The study nails down the key exposome factors that trigger pimples and blackheads. These include: consuming certain foods and drinks (like soda, sweets, and alcohol), steroids, experiencing lots of stress, and air pollution. While some of these factors have been linked to acne before, this research is the first research-backed, holistic examination of all exposome factors.

Eating sweets, like chocolate cake, was a habit more often practiced by people with acne. 

Unsplash / Toa Heftiba

The hope is that, by specifically identifying these factors, the research can help people gain a bit more control in managing the likelihood of a breakout.

“Acne management should be holistic, including acne treatment and education regarding factors that can contribute to it,” co-author Delphine Keron, M.D., a dermatologist with Vichy Laboratories, explained to Inverse in a statement.

“Dermatologists need to know these factors to be able to discuss it with patients, including asking them about their consumption of whey proteins and steroids for example.”

"Acne management should be holistic.”

The study included 6,700 participants, who represented North America, South America, and Europe, and within this group, 2,826 had acne and 3,853 did not. Participants answered a survey that asked about ten exposome factors, including smoking, eating sweets, or feeling stressed.

The research found that people with acne reported certain habits more than people with clear skin. It was significantly more common for people with acne to consume dairy products, sweets, alcohol, and whey proteins. For example, those who ate pastries and chocolate more regularly were more likely to have acne; the same was true for those who more often drank soda.

People with acne were also significantly more exposed to pollution than those without, as well as anabolic steroids. In this study sample, 11.9 percent of acne sufferers consumed anabolic steroids, compared to the 3.2 who consumed the same but did not have acne.

Scientists still aren't certain exactly why people get pimples. 
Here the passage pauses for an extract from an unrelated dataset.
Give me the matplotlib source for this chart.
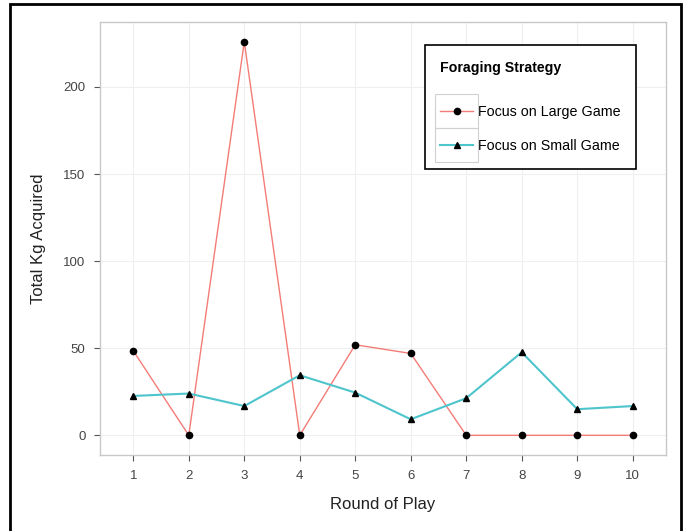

Being hard on the skin through the use of peels or harsh cleansers was also more prevalent in acne sufferers — which makes sense in light of the situation. People want to get rid of their acne, as quickly as possible and by any means necessary. In this case, the factors aren’t so much driving the acne, as they are simply coexisting with it.

To the scientist’s surprise, smoking or using tobacco, which has been previously thought to contribute to acne, didn’t seem to make a significant difference.

Conventional wisdom rules that bad hygiene and bad food show up on the face: People often think dairy leads to pimples, chocolate causes acne, greasy foods lead to whiteheads. But the evidence actually linking diet and acne has been mixed: Until 2007, research reviews found little evidence that diet causes acne, instead pointing to genetics and hormonal influences as culprits.

This study turns that assumption on its head, showing that people with acne have certain habits in common, which may be making their skin condition worse.

It’s important to note that the study pointed out associations, not causation. At this point, researchers can’t say definitively that people with acne live their lives in a way that causes their zits. But it does mean people can make lifestyle changes, on top of medication or other acne treatments, that could help clear their skin.

That help isn’t important for aesthetic reasons: Acne can cause pose serious psychological risks, especially to teens. Teenagers with acne are more likely to have mental health problems, social impairment, and suicidal ideation. Avoiding dairy, sugar, bad air and stress could help these teens, and all acne sufferers, get their skin under control.